Connect a camera to count the number of people who visit your site. The operation is as follows :

./sample_vi_consumer_counting -c ./config/consumer_counting_app_vi.json -v 0

The output is as follows:

enter: 0, miss: 0
+++++++++++++++++++++++++++++ frame:124, infer time:40.00, fps: 25.00

7.20. sample_vi_cross_detection

Connect a camera for intrusion detection. Here’s how it works :

./sample_vi_cross_detection -c ./config/cross_detection_app_vi.json -v 0

The output is as follows:

cross num: 0
+++++++++++++++++++++++++++++++ frame:62, infer time:40.00, fps: 25.00

7.21. sample_vi_single_object_tracking

Connect the camera for monocular tracking, and TDL_Detection detects the target when the program starts running. When you need to track an object or an area, press I or i to enter the parameters. You can enter the box id (range 0 - bj_meta.size), the box coordinates (x1, y1, x2, y2) or a coordinate point (x, y); After the input is completed, the target is tracked. If the target is lost for more than 5 seconds, the TDL_Detection detection phase is resumed. Here’s how to run it :

./sample_vi_single_object_tracking -d ./cv181x/yolov8n_det_person_vehicle_384_640_INT8_cv181x.cvimodel -s ./cv181x/tracking_feartrack_128_128_256_256_INT8_cv181x.cvimodel
// -d detection model -s tracking model

The output is as follows:

Usage: input i or I to start tracking......
Enter bbox x1,y1,x2,y2 or a point x,y or bbox index to track:
0 //Track target with id 0
values[0] = 0
The target has been lost for more than 5 seconds, switching to detection state //When the target is lost for more than 5 seconds, return to the detection state
Usage: input i or I to start tracking......

7.22. sample_motion_detection

Motion detection takes a background image and a detection image as input. The operation is as follows :

./sample_motion_detection ./test_inputs/ir.jpg ./test_inputs/ir.jpg

The output is as follows:
Running motion detection with images:
Background: ./test_inputs/ir.jpg
Detect: ./test_inputs/ir.jpg
Setting ROI regions...
Begin motion detection...
Detection completed

7.23. sample_intrusion_detection

Intrusion detection.
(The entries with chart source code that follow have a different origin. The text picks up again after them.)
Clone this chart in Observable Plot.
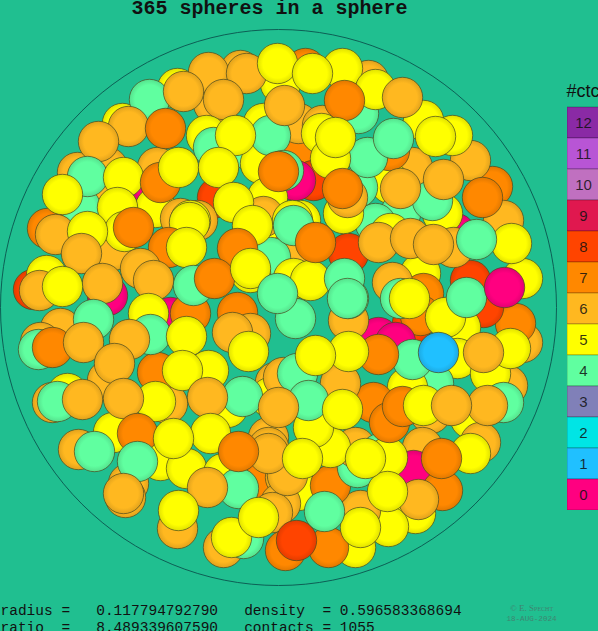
<!DOCTYPE html>
<html><head><meta charset="utf-8">
<script src="https://cdn.jsdelivr.net/npm/d3@7"></script>
<script src="https://cdn.jsdelivr.net/npm/@observablehq/plot@0.6"></script>
<style>
html,body{margin:0;padding:0;background:#20bf90;overflow:hidden;width:598px;height:631px}
#root{position:relative;width:598px;height:631px;overflow:hidden}
#root svg{position:absolute;overflow:hidden;background:transparent}
</style></head><body><div id="root"></div>
<script>
const ctcLevels=[12,11,10,9,8,7,6,5,4,3,2,1,0];
const ctcColors=["#ff0080","#20c0ff","#00e5e5","#8080b8","#60ffa0","#ffff00","#ffb820","#ff8800","#ff4400","#e0184f","#c070c0","#b855d5","#8a2aa5"];
const plotTitle="365 spheres in a sphere";
const statLines=["radius =   0.117794792790   density  = 0.596583368694","ratio  =   8.489339607590   contacts = 1055"];
const credit=["© E. Specht","18-AUG-2024"];
const container=[[278,307]];
// [x, y, contacts], back to front
const layerBack=[
[240,70,6],[305,68,7],[177,88,5],[213,103,6],[280,83,5],[368,80,6],[358,113,4],[263,123,5],[122,123,5],[107,167,6],[77,172,6],[300,147,7],[298,123,6],[250,150,4],[260,163,5],
[150,185,0],[157,167,6],[322,125,6],[321,133,5],[313,180,8],[295,180,0],[217,197,8],[300,220,5],[100,203,6],[80,207,4],[267,197,5],[155,207,5],[197,220,6],[180,218,6],[190,220,5],
[263,237,5],[47,228,7],[305,240,7],[263,216,6],[33,289,8],[46,275,5],[112,250,6],[293,247,6],[270,257,4],[250,272,5],[292,220,5],[107,295,0],[60,328,6],[40,342,6],[38,349,4],
[170,317,0],[190,313,7],[420,273,5],[423,293,7],[470,280,8],[522,278,5],[492,186,7],[503,220,6],[455,233,0],[470,160,6],[452,135,5],[423,120,5],[412,167,6],[442,213,5],[390,183,5],[400,213,4],[375,223,4],[390,233,5],[348,253,8],
[343,213,5],[357,187,4],[347,197,6],[389,150,7],[367,157,4],[52,402,6],[67,393,5],[57,401,4],[107,380,6],[113,432,5],[78,449,6],[128,483,6],[125,497,6],[160,460,5],[167,403,6],[157,372,7],[208,370,5],[275,382,6],[227,407,5],[270,397,5],
[268,437,6],[268,447,6],[263,478,7],[285,477,6],[298,490,5],[280,503,6],[186,468,5],[223,473,5],[238,488,4],[177,528,6],[223,547,6],[243,538,4],[272,512,6],[285,550,7],
[522,342,6],[515,323,7],[483,307,8],[460,327,5],[412,323,8],[420,315,7],[445,317,5],[378,337,0],[395,342,0],[457,358,5],[507,385,6],[490,373,5],[433,383,4],[407,387,5],[430,413,6],[470,418,5],[480,442,6],[422,447,6],[413,470,0],[442,490,7],[415,513,5],[388,526,5],[355,547,5],[328,547,7],[360,510,6],[330,485,7],[357,467,4],[287,475,6],[355,447,6],[380,453,4],[387,457,5],[330,447,5],[313,427,5],[373,402,7],[340,383,6],[283,377,6],[297,373,4],[348,320,6],[295,318,4],[348,298,4],[392,282,6],[400,298,4]
];
const layerMiddle=[
[208,72,6],[246,73,6],[277,63,5],[342,68,5],[149,99,4],[183,91,6],[223,99,6],[128,126,6],[98,141,6],[375,89,5],[402,97,6],[206,135,5],[213,147,4],[270,135,4],[235,135,5],[284,105,6],[344,100,7],[312,73,5],
[435,136,5],[393,138,4],[330,158,5],[335,137,5],[165,128,7],[87,176,4],[123,177,5],[62,194,5],[160,182,7],[178,167,5],[218,167,5],[283,170,4],[278,171,7],[117,207,5],[233,202,5],[189,222,5],[124,231,5],[133,227,7],[55,234,6],[87,231,5],[252,225,5],
[81,253,6],[168,247,7],[237,248,7],[186,247,5],[140,268,6],[153,280,6],[193,285,4],[214,278,7],[250,268,5],[293,278,5],[310,280,5],[277,293,4],[293,225,4],[39,290,6],[102,283,6],[62,286,5],
[432,200,4],[443,179,6],[482,197,7],[400,188,6],[342,188,7],[378,242,6],[410,238,6],[453,247,6],[433,244,6],[315,242,7],[511,243,5],[476,239,4],[344,278,4],[347,298,4],[409,298,5],[466,297,4],[504,287,0]
];
const layerFront=[
[93,319,4],[148,313,5],[237,312,7],[150,334,4],[250,333,6],[232,332,6],[52,347,7],[83,342,6],[129,339,6],[114,363,6],[186,336,5],[182,370,5],[248,351,5],[155,401,5],[82,399,6],[123,398,6],[242,396,4],[207,397,6],[308,400,4],[278,407,6],[137,433,7],[210,433,5],[173,438,5],[94,451,4],[268,453,6],[238,451,7],[137,461,4],[302,458,5],[207,487,6],[123,493,6],[178,510,5],[231,537,5],[258,517,5],[296,540,8],
[510,348,5],[483,352,6],[412,359,4],[438,352,1],[378,354,7],[348,351,5],[315,355,5],[342,409,5],[389,422,7],[402,406,7],[423,405,5],[503,402,4],[487,405,6],[451,405,6],[470,453,5],[441,458,7],[418,499,6],[387,491,5],[365,458,5],[360,527,5],[324,511,4]
];
const spheres=[...layerBack,...layerMiddle,...layerFront];
const gradUrls=ctcColors.map((_,i)=>`url(#ctc${i})`);
const page=Plot.plot({
  width:598,height:631,margin:0,
  x:{domain:[0,598],range:[0,598],axis:null},
  y:{domain:[0,631],range:[0,631],axis:null},
  color:{type:"ordinal",domain:ctcColors.map((_,i)=>i),range:gradUrls},
  style:{background:"transparent",whiteSpace:"pre"},
  marks:[
    Plot.dot(container,{x:d=>d[0],y:d=>d[1],r:278,fill:"none",stroke:"#0d5f55",strokeWidth:1}),
    Plot.dot(spheres,{x:d=>d[0],y:d=>d[1],r:20.2,fill:d=>d[2],stroke:"#4a4a20",strokeOpacity:0.7,strokeWidth:1}),
    Plot.text([plotTitle],{x:269,y:7,text:d=>d,fontFamily:"Liberation Mono",fontWeight:"bold",fontSize:20,fill:"#111"}),
    Plot.text(statLines,{x:0,y:(d,i)=>[609.5,626.5][i],text:d=>d,textAnchor:"start",fontFamily:"Liberation Mono",fontSize:14.5,fill:"#111"}),
    Plot.text([credit[0]],{x:531,y:608,text:d=>d,fontFamily:"Liberation Serif",fontVariant:"small-caps",fontSize:9,fill:"#3f8570"}),
    Plot.text([credit[1]],{x:531,y:618,text:d=>d,fontFamily:"Liberation Mono",fontSize:7.6,fill:"#3f8570"}),
    Plot.text(["#ctc"],{x:566,y:91,text:d=>d,textAnchor:"start",fontFamily:"Liberation Sans",fontSize:18,fill:"#111"})
  ]
});
const defs=d3.select(page).insert("defs",":first-child");
ctcColors.forEach((c,i)=>{
  const g=defs.append("radialGradient").attr("id",`ctc${i}`).attr("cx","50%").attr("cy","50%").attr("r","50%");
  g.append("stop").attr("offset","0%").attr("stop-color",c);
  g.append("stop").attr("offset","72%").attr("stop-color",c);
  g.append("stop").attr("offset","100%").attr("stop-color",d3.color(c).darker(0.35).formatHex());
});
page.style.left="0";page.style.top="0";
const legend=Plot.plot({
  width:32,height:404,margin:0,
  x:{axis:null},
  y:{type:"band",domain:ctcLevels,padding:0,axis:null},
  color:{type:"ordinal",domain:ctcColors.map((_,i)=>i),range:ctcColors},
  style:{background:"transparent"},
  marks:[
    Plot.cell(ctcLevels,{y:d=>d,fill:d=>d,stroke:"#000",strokeOpacity:0.25,inset:0}),
    Plot.text(ctcLevels,{y:d=>d,text:d=>String(d),frameAnchor:"middle",fontFamily:"Liberation Sans",fontSize:15,fill:"#111",fillOpacity:.85})
  ]
});
legend.style.left="567px";legend.style.top="106px";
document.getElementById("root").append(page,legend);
</script></body></html>
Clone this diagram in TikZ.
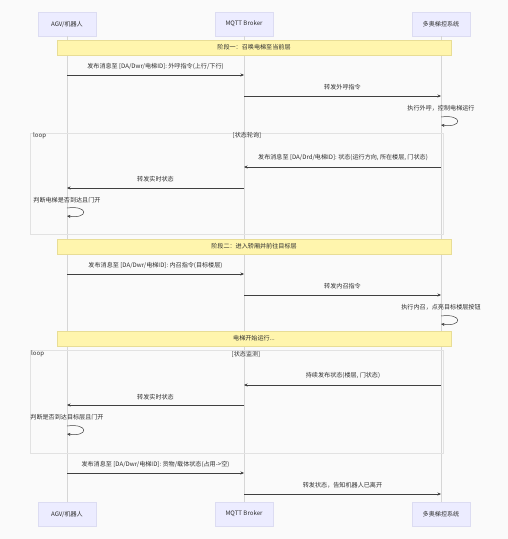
\documentclass[tikz,border=0pt]{standalone}
\usepackage{fontspec}
\setmainfont{Noto Sans CJK SC}
\usetikzlibrary{arrows.meta}
\definecolor{actorfill}{HTML}{ECECFF}
\definecolor{actorline}{HTML}{DCDCF2}
\definecolor{notefill}{HTML}{FFF5AD}
\definecolor{noteline}{HTML}{E8DD96}
\definecolor{lifecol}{HTML}{D6D6D6}
\definecolor{framecol}{HTML}{E2E2E2}
\definecolor{txtcol}{HTML}{2E2E2E}
\begin{document}
\begin{tikzpicture}[x=1pt, y=-1pt, font=\fontsize{6.1}{7}\selectfont, text=txtcol,
    actor/.style={rectangle, draw=actorline, fill=actorfill, minimum width=58pt, minimum height=24pt, inner sep=0pt},
    phase/.style={rectangle, draw=noteline, fill=notefill, minimum width=394pt, minimum height=15pt, inner sep=0pt},
    msg/.style={draw=black!75, line width=0.5pt, -{Stealth[length=3.5pt, width=3pt]}},
    lifeline/.style={draw=lifecol, line width=0.5pt},
    frame/.style={draw=framecol, line width=0.5pt},
    lbl/.style={inner sep=0pt}]
    \fill[white!98!black] (0,0) rectangle (508,539);
    \useasboundingbox (0,0) rectangle (508,539);

    \node[actor] (agv) at (67,24) {AGV/机器人};
    \node[actor] (broker) at (244,24) {MQTT Broker};
    \node[actor] (ctrl) at (441,24) {多奥梯控系统};
    \node[actor] (agvB) at (67,514) {AGV/机器人};
    \node[actor] (brokerB) at (244,514) {MQTT Broker};
    \node[actor] (ctrlB) at (441,514) {多奥梯控系统};

    \draw[lifeline] (agv) -- (agvB);
    \draw[lifeline] (broker) -- (brokerB);
    \draw[lifeline] (ctrl) -- (ctrlB);

    \draw[frame] (30,133) rectangle (443,234);
    \node[lbl, anchor=west] (loopA) at (33,135.5) {loop};
    \node[lbl] (condA) at (247,135.5) {[状态轮询]};
    \draw[frame] (30,350) rectangle (443,453);
    \node[lbl, anchor=west] (loopB) at (31,354) {loop};
    \node[lbl] (condB) at (246,354) {[状态监测]};

    \node[phase] (phaseA) at (254,47.5) {阶段一：召唤电梯至当前层};
    \node[phase] (phaseB) at (254,246.5) {阶段二：进入轿厢并前往目标层};
    \node[phase] (phaseC) at (254,338.5) {电梯开始运行...};

    \node[lbl] (m1) at (155.5,67) {发布消息至 [DA/Dwr/电梯ID]: 外呼指令(上行/下行)};
    \draw[msg] (agv |- 0,75) -- (broker |- 0,75);
    \node[lbl] (m2) at (342.5,87) {转发外呼指令};
    \draw[msg] (broker |- 0,96) -- (ctrl |- 0,96);
    \node[lbl] (m3) at (441,108) {执行外呼，控制电梯运行};
    \draw[msg] (ctrl |- 0,117) .. controls (463,114) and (463,128) .. (ctrl |- 0,125);

    \node[lbl] (m4) at (343,158) {发布消息至 [DA/Drd/电梯ID]: 状态(运行方向, 所在楼层, 门状态)};
    \draw[msg] (ctrl |- 0,167) -- (broker |- 0,167);
    \node[lbl] (m5) at (155.5,179) {转发实时状态};
    \draw[msg] (broker |- 0,188) -- (agv |- 0,188);
    \node[lbl] (m6) at (67,200) {判断电梯是否到达且门开};
    \draw[msg] (agv |- 0,208) .. controls (89,205) and (89,219) .. (agv |- 0,216);

    \node[lbl] (m7) at (155.5,265) {发布消息至 [DA/Dwr/电梯ID]: 内召指令(目标楼层)};
    \draw[msg] (agv |- 0,274) -- (broker |- 0,274);
    \node[lbl] (m8) at (342.5,286) {转发内召指令};
    \draw[msg] (broker |- 0,295) -- (ctrl |- 0,295);
    \node[lbl] (m9) at (441,307) {执行内召，点亮目标楼层按钮};
    \draw[msg] (ctrl |- 0,316) .. controls (463,313) and (463,327) .. (ctrl |- 0,324);

    \node[lbl] (m10) at (343,376) {持续发布状态(楼层, 门状态)};
    \draw[msg] (ctrl |- 0,385) -- (broker |- 0,385);
    \node[lbl] (m11) at (155.5,397) {转发实时状态};
    \draw[msg] (broker |- 0,405) -- (agv |- 0,405);
    \node[lbl] (m12) at (67,417) {判断是否到达目标层且门开};
    \draw[msg] (agv |- 0,426) .. controls (89,423) and (89,437) .. (agv |- 0,434);

    \node[lbl] (m13) at (155.5,464) {发布消息至 [DA/Dwr/电梯ID]: 货物/载体状态(占用->空)};
    \draw[msg] (agv |- 0,473) -- (broker |- 0,473);
    \node[lbl] (m14) at (342.5,485) {转发状态，告知机器人已离开};
    \draw[msg] (broker |- 0,494) -- (ctrl |- 0,494);
\end{tikzpicture}
\end{document}
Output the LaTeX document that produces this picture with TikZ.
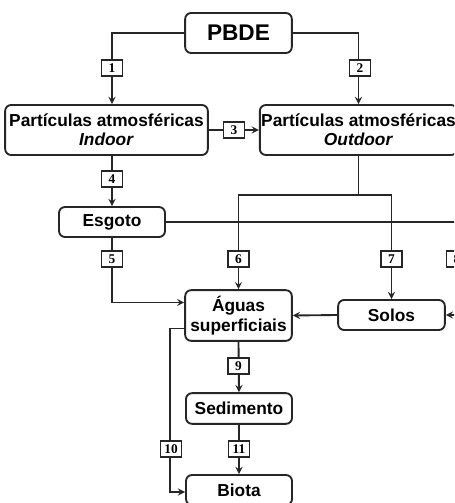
\documentclass[tikz,border=0pt]{standalone}
\usepackage{fontspec}
\setmainfont{Liberation Sans}
\newfontfamily\numfont{Liberation Serif}
\usetikzlibrary{calc}
\usetikzlibrary{positioning}
\usetikzlibrary{arrows}

\begin{document}
\begin{tikzpicture}[->, >=stealth, x=0.75pt, y=-0.75pt, line width=1.4pt, draw=black!85, font=\bfseries]
    \tikzstyle{box}=[draw=black!85,rectangle,rounded corners=4.5pt,fill=white,align=center,inner sep=1pt,font=\fontsize{13}{14.5}\selectfont\bfseries]
    \tikzstyle{num}=[draw=black!85,rectangle,fill=white,minimum width=15.75pt,minimum height=12pt,inner sep=0pt,line width=1.1pt,font=\numfont\fontsize{10}{12}\selectfont\bfseries]

    \useasboundingbox (0,0) rectangle (454,503);
    \clip (0,0) rectangle (454,503);

	\node[box, minimum width=80pt, minimum height=30pt, font=\fontsize{17}{19}\selectfont\bfseries] (pbde) at (238.5,33) {PBDE};
	\node[box, minimum width=152pt, minimum height=37.5pt] (indoor) at (106.5,130) {Partículas atmosféricas \\ \textit{Indoor}};
	\node[box, minimum width=143pt, minimum height=37.5pt] (outdoor) at (358.5,130) {Partículas atmosféricas \\ \textit{Outdoor}};
	\node[box, minimum width=79.5pt, minimum height=22.5pt] (esgoto) at (112,222) {Esgoto};
	\node[box, minimum width=80pt, minimum height=38pt] (aguas) at (238.5,315.5) {Águas \\ superficiais};
	\node[box, minimum width=80pt, minimum height=22.5pt] (solos) at (391.5,315) {Solos};
	\node[box, minimum width=79.5pt, minimum height=23pt] (sedimento) at (239,408.5) {Sedimento};
	\node[box, minimum width=79.5pt, minimum height=22.5pt] (biota) at (239,490) {Biota};

	\coordinate (split) at ($(outdoor.south)+(0,39)$) {};

    \draw (pbde.west) -| (esgoto |- indoor.north);
    \draw (pbde.east) -| (outdoor.north);
    \draw (indoor.east) -- (outdoor.west);
    \draw (esgoto |- indoor.south) -- (esgoto.north);
    \draw[-] (outdoor.south) -- (split);
    \draw (split) -| (aguas.north);
    \draw (split) -| (solos.north);
    \draw (esgoto.east) -- ++(292,0) |- (solos.east);
    \draw (esgoto.south) |- ($(aguas.west)+(0,-13)$);
    \draw (solos.west) -- (aguas.east);
    \draw (aguas.south) -- (sedimento.north);
    \draw ($(aguas.west)+(0,13)$) -- ++(-14,0) |- ($(biota.west)+(0,2)$);
    \draw (sedimento.south) -- (biota.north);

    % numbered flows
    \node[num] (n1) at (112,68) {1};
    \node[num] (n2) at (360,68) {2};
    \node[num] (n3) at ($(indoor.east)!0.5!(outdoor.west)$) {3};
    \node[num] (n4) at (112,179) {4};
    \node[num] (n5) at (112,259) {5};
    \node[num] (n6) at (238.5,259) {6};
    \node[num] (n7) at (391.5,259) {7};
    \node[num] (n8) at (457,259) {8};
    \node[num] (n9) at (238.5,366) {9};
    \node[num] (n10) at (171,449) {10};
    \node[num] (n11) at (239,449) {11};
\end{tikzpicture}
\end{document}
It works as follows :

./sample_intrusion_detection

The output is as follows:

=============Rectangular Area Test=============
==== Rectangular Area ====
Points: 4
Point 0: (100.00, 100.00)
Point 1: (300.00, 100.00)
Point 2: (300.00, 200.00)
Point 3: (100.00, 200.00)

Internal Bounding Box Detection: Intrusion
External bounding box detection: No intrusion

=============Concave Polygon Area Test=============
==== Concave Polygonal Area ====
Points: 6
Point 0: (100.00, 100.00)
Point 1: (200.00, 50.00)
Point 2: (300.00, 100.00)
Point 3: (250.00, 150.00)
Point 4: (200.00, 120.00)
Point 5: (150.00, 150.00)

Internal Bounding Box Detection: Intrusion
External bounding box detection: No intrusion

Testing completed!

8. Frequently Asked Questions

8.1. Model opening failure issues

  1. Lack of model_config_json

[tdl_model_factory.cpp:80] [I] input model config file is empty, load model config from /configs/model/model_factory.json
[tdl_model_factory.cpp:87] [E] model config file not found: /configs/model/model_factory.json
[tdl_model_factory.cpp:238] [E] model config not found for model type: YOLOV8N_DET_PERSON_VEHICLE
[tdl_model_factory.cpp:248] [I] getModelInstance model_type:YOLOV8N_DET_PERSON_VEHICLE
[tdl_model_factory.cpp:526] [I] createObjectDetectionModel success,model type:5,category:0
[tdl_model_factory.cpp:831] [I] model_path: ./cv184x/yolov8n_det_person_vehicle_384_640_INT8_cv181x.cvimodel
[tdl_model_factory.cpp:238] [E] model config not found for model type: TRACKING_FEARTRACK
[tdl_model_factory.cpp:248] [I] getModelInstance model_type:TRACKING_FEARTRACK
[tdl_model_factory.cpp:831] [I] model_path: ./tracking_feartrack_128_128_256_256_INT8_cv181x.cvimodel
[base_model.cpp:159] [E] mean or std size is not 3
[base_model.cpp:42] [E] Net setup failed

It can be seen that the parameters lack mean and std. This is because the model_config_json parameter is not passed when calling TDL_OpenModel. Most proprietary models do not need to be passed in. Some common models, such as feature extraction and voice commands, require model configuration information to be passed in. Please refer to configs/model/model_config.json.